Tibetan Buddhist believers make New Year wishes
Xinhua/Chogo, Jan 26, 2010
Lhasa, Tibet (China) -- Workers replace prayer streamers around the Jokhang Temple in Lhasa, capital of southwest China's Tibet Autonomous Region, Jan. 26, 2010.
Lots of Buddhist believers write down their New Year - or Losar - wishes on prayer streamers and tie them up to the five Buddhist scripture poles of the temple during a traditional ceremony to celebrate the New Year of the traditional Tibetan calendar, which falls on Feb. 14 this year.
The celebration of Losar predates Buddhism in Tibet and can be traced back to the pre-Buddhist Bön period. In this early Bön tradition, every winter a spiritual ceremony was held, in which people offered large quantities of incense to appease the local spirits, deities and 'protectors' (Tibetan: chos skyong; Sanskrit: dharmapalas).
This religious festival later evolved into an annual Buddhist festival which is believed to have originated during the reign of Pude Gungyal, the ninth King of Tibet. The festival is said to have begun when an old woman named Belma introduced the measurement of time based on the phases of the moon.

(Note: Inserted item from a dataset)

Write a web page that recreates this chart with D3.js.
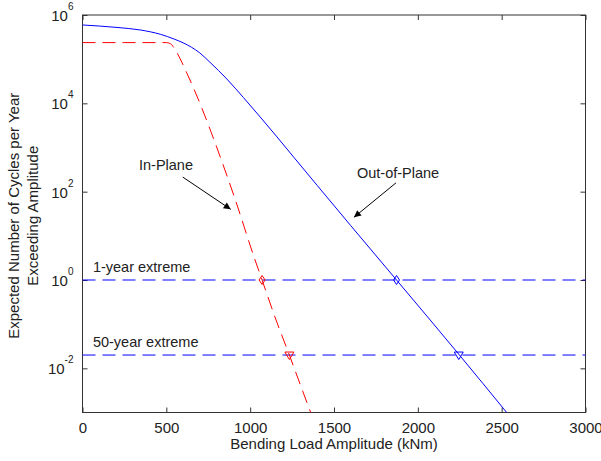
<!DOCTYPE html>
<html>
<head>
<meta charset="utf-8">
<script src="https://cdn.jsdelivr.net/npm/d3@7"></script>
<style>
  body { margin: 0; background: #fff; }
  text { font-family: Arial, "Liberation Sans", sans-serif; fill: #222; }
</style>
</head>
<body>
<svg id="chart" width="601" height="461"></svg>
<script>
// Load amplitude (kNm) vs expected exceedances per year (log10)
const outLoad = [0, 200, 345, 464, 550, 600, 650, 700, 760, 861, 960, 1060, 1160, 1260, 1400, 1600, 1873, 2244, 2530];
const outLog = [5.774, 5.72, 5.661, 5.564, 5.45, 5.37, 5.27, 5.14, 4.93, 4.55, 4.13, 3.69, 3.24, 2.78, 2.14, 1.23, 0.0, -1.68, -3.0];

const inLoad = [0, 250, 500, 525, 553, 623, 712, 762, 802, 911, 1024, 1071, 1150, 1234, 1300, 1361];
const inLog = [5.375, 5.375, 5.375, 5.35, 5.21, 4.68, 3.89, 3.40, 2.99, 1.82, 0.51, 0.0, -0.86, -1.70, -2.38, -3.0];

// return levels: 1-year and 50-year extremes
const levelNames = ['1-year extreme', '50-year extreme'];
const levelValues = [1, 0.02];
const inCross = [1071, 1234];
const outCross = [1873, 2244];

const xTicks = [0, 500, 1000, 1500, 2000, 2500, 3000];
const yTickExp = [-2, 0, 2, 4, 6];

const svg = d3.select('#chart');
const padL = 82.5, padT = 15, padR = 585.5, padB = 412.5;

const x = d3.scaleLinear().domain([0, 3000]).range([padL, padR]);
const y = d3.scaleLog().domain([1e-3, 1e6]).range([padB, padT]);

const defs = svg.append('defs');
defs.append('clipPath').attr('id', 'plotClip')
  .append('rect').attr('x', padL).attr('y', padT).attr('width', padR - padL).attr('height', padB - padT);

defs.append('marker')
  .attr('id', 'arrowHead').attr('viewBox', '0 0 10 10')
  .attr('refX', 10).attr('refY', 5)
  .attr('markerWidth', 9).attr('markerHeight', 7)
  .attr('markerUnits', 'userSpaceOnUse')
  .attr('orient', 'auto')
  .append('path').attr('d', 'M0,0 L10,5 L0,10 Z').attr('fill', '#000');

// axes box
svg.append('rect')
  .attr('x', padL).attr('y', padT).attr('width', padR - padL).attr('height', padB - padT)
  .attr('fill', 'none').attr('stroke', '#333').attr('stroke-width', 1);

// x axis (bottom + top ticks)
const xAxis = svg.append('g').attr('transform', `translate(0,${padB})`)
  .call(d3.axisBottom(x).tickValues(xTicks).tickSizeInner(-5).tickSizeOuter(0).tickPadding(10).tickFormat(d3.format('d')));
xAxis.select('.domain').remove();
xAxis.selectAll('line').attr('stroke', '#333');
xAxis.selectAll('text').style('font-size', '15px');

svg.append('g').attr('transform', `translate(0,${padT})`)
  .call(d3.axisTop(x).tickValues(xTicks).tickSizeInner(-5).tickSizeOuter(0).tickFormat(''))
  .call(g => g.select('.domain').remove())
  .selectAll('line').attr('stroke', '#333');

// y axis (left + right ticks)
const yVals = yTickExp.map(e => Math.pow(10, e));
const yAxis = svg.append('g').attr('transform', `translate(${padL},0)`)
  .call(d3.axisLeft(y).tickValues(yVals).tickSizeInner(-5).tickSizeOuter(0).tickFormat(''));
yAxis.select('.domain').remove();
yAxis.selectAll('line').attr('stroke', '#333');

svg.append('g').attr('transform', `translate(${padR},0)`)
  .call(d3.axisRight(y).tickValues(yVals).tickSizeInner(-5).tickSizeOuter(0).tickFormat(''))
  .call(g => g.select('.domain').remove())
  .selectAll('line').attr('stroke', '#333');

const yLab = svg.append('g').selectAll('text')
  .data(yTickExp).enter().append('text')
  .attr('x', padL - 9)
  .attr('y', d => y(Math.pow(10, d)) + 6)
  .attr('text-anchor', 'end');
yLab.append('tspan').style('font-size', '15px').text('10');
yLab.append('tspan').style('font-size', '10px').attr('dy', -11).text(d => String(d));

// axis titles
svg.append('text')
  .attr('x', (padL + padR) / 2).attr('y', 449)
  .attr('text-anchor', 'middle').style('font-size', '15px')
  .text('Bending Load Amplitude (kNm)');

const yTitle = svg.append('text')
  .attr('transform', `translate(19,${(padT + padB) / 2 + 2}) rotate(-90)`)
  .attr('text-anchor', 'middle').style('font-size', '15px');
yTitle.append('tspan').attr('x', 0).attr('dy', 0).text('Expected Number of Cycles per Year');
yTitle.append('tspan').attr('x', 0).attr('dy', 19).text('Exceeding Amplitude');

const plot = svg.append('g').attr('clip-path', 'url(#plotClip)');

// return level lines
plot.selectAll('.level')
  .data(levelValues).enter().append('line')
  .attr('x1', x(0)).attr('x2', x(3000))
  .attr('y1', d => y(d)).attr('y2', d => y(d))
  .attr('stroke', '#0000ff').attr('stroke-width', 1)
  .attr('stroke-dasharray', '13,7');

svg.selectAll('.levelName')
  .data(levelNames).enter().append('text')
  .attr('x', x(62))
  .attr('y', (d, i) => y(levelValues[i]) - 8)
  .style('font-size', '14.5px')
  .text(d => d);

const line = d3.line()
  .x(d => x(d[0]))
  .y(d => y(Math.pow(10, d[1])))
  .curve(d3.curveMonotoneX);

plot.append('path')
  .datum(outLoad.map((v, i) => [v, outLog[i]]))
  .attr('d', line)
  .attr('fill', 'none').attr('stroke', '#0000ff').attr('stroke-width', 1);

plot.append('path')
  .datum(inLoad.map((v, i) => [v, inLog[i]]))
  .attr('d', line)
  .attr('fill', 'none').attr('stroke', '#ff0000').attr('stroke-width', 1)
  .attr('stroke-dasharray', '13,7');

// crossing markers: diamond at 1-year, down triangle at 50-year
function drawMarkers(loads, color) {
  svg.append('path')
    .attr('transform', `translate(${x(loads[0])},${y(levelValues[0])})`)
    .attr('d', 'M0,-4.5 L3,0 L0,4.5 L-3,0 Z')
    .attr('fill', 'none').attr('stroke', color);
  svg.append('path')
    .attr('transform', `translate(${x(loads[1])},${y(levelValues[1])})`)
    .attr('d', 'M-4.5,-3 L4.5,-3 L0,4.5 Z')
    .attr('fill', 'none').attr('stroke', color);
}
drawMarkers(inCross, '#ff0000');
drawMarkers(outCross, '#0000ff');

// annotations with arrows (data coordinates)
const notes = [
  { label: 'In-Plane', tx: 498, ty: 2.49, from: [598, 2.33], to: [884, 1.60] },
  { label: 'Out-of-Plane', tx: 1882, ty: 2.31, from: [1870, 2.20], to: [1619, 1.42] }
];
notes.forEach(n => {
  svg.append('text')
    .attr('x', x(n.tx)).attr('y', y(Math.pow(10, n.ty)))
    .attr('text-anchor', 'middle').style('font-size', '14.5px')
    .text(n.label);
  svg.append('line')
    .attr('x1', x(n.from[0])).attr('y1', y(Math.pow(10, n.from[1])))
    .attr('x2', x(n.to[0])).attr('y2', y(Math.pow(10, n.to[1])))
    .attr('stroke', '#000').attr('stroke-width', 1)
    .attr('marker-end', 'url(#arrowHead)');
});
</script>
</body>
</html>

This festival took place during the flowering of the apricot trees of the Lhokha Yarla Shampo region in autumn, and it may have been the first celebration of what has become the traditional farmers' festival. It was during this period that the arts of cultivation, irrigation, refining iron from ore and building bridges were first introduced in Tibet.
The ceremonies which were instituted to celebrate these new capabilities can be recognized as precursors of the Losar festival. Later when the rudiments of astrology, based on the five elements, were introduced in Tibet, this farmer's festival became what we now call the Losar or New Year's festival.